Por que falar é viver, artigo de Nei Alberto Pies
“A quem mais amamos, menos sabemos falar” (Provérbio inglês)
[EcoDebate] Todo tipo e forma de discriminação, além de ser um problema pessoal de quem os sofre, é também um problema social. A gagueira, como outros tantos limites humanos, deixa marcas e imprime jeitos de resistir para sobreviver socialmente. Como eu, pelo menos 1.700.000 pessoas em todo o nosso país apresenta algum grau de gagueira na sua comunicação, conforme dados do Instituto Brasileiro de Fluência. A gagueira ganhou também um dia internacional: dia 22 de outubro.

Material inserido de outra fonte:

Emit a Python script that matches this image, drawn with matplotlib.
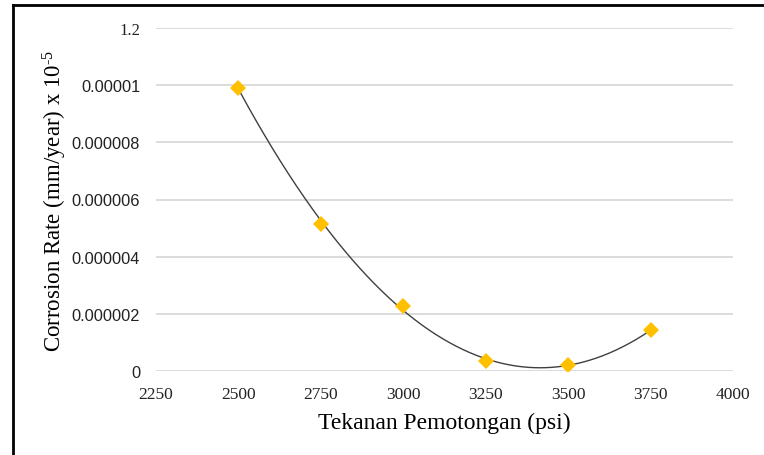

A fala é o meio mais eficaz e mais utilizado para a nossa comunicação e interação social, porém não a única. Esta é a maior descoberta para alcançarmos reconhecimento social, através da comunicação. Se não falamos fluentemente ou temos algum grau de timidez, arranjamos jeitos de ser reconhecidos e valorizados socialmente por alguma outra habilidade ou virtude. Se não somos “experts” na fala, podemos ser bons na escrita, no canto, na representação, no estudo, na convivência ou nas relações. A qualidade da nossa comunicação depende da interação de todos, inclusive do apoio e compreensão que temos de dar àqueles que sofrem para se comunicar.
O ser humano é especialista na arte de compensar. Sem compensar não sobreviveria, porque se não é possível ser bom em tudo, é necessário ser bom e útil em alguma coisa. Por isso a gente se faz “agarrando-se” ao que tem de bom, àquilo que tem facilidade e àquilo que nos renda reconhecimento dos outros. A gente inventa e re-inventa jeitos e trejeitos para ser querido, amado e promovido pelos outros. O reconhecimento social é uma das maiores necessidades humanas, pois ninguém sobrevive se não comprovar para si mesmo o quanto é útil, importante, querido e estimado pelos outros.
O resgate da auto-estima e a auto-aceitação são preponderantes para a cura ou convivência com a gagueira. A gagueira é influenciada por fatores neurobiológicos ou emocionais. Conhecer-se, estudar o seu problema, procurar auxílio e terapias, aumenta as possibilidades de conviver socialmente, sem maiores traumas. É fundamental, ainda, assumir publicamente os limites da fala e da comunicação sempre que se puder. Assumir os limites da fala propicia discernimento e tranqüilidade interior para lidar com os desafios de se comunicar melhor. Quem fala se liberta!
Falar é a forma mais concreta de nos apresentar ao mundo. Por isso mesmo, falar pressupõe primeiro aceitar-se como se é para depois buscar o reconhecimento junto aos outros. A felicidade de “seres humanos falantes” alicerça-se tanto nos fracassos e limites como nos êxitos e nas conquistas, pessoais e coletivos. Uma boa convivência social pressupõe a aceitação de todos os limites humanos e a superação de todas as formas de discriminação.
Nei Alberto Pies, professor e ativista de direitos humanos.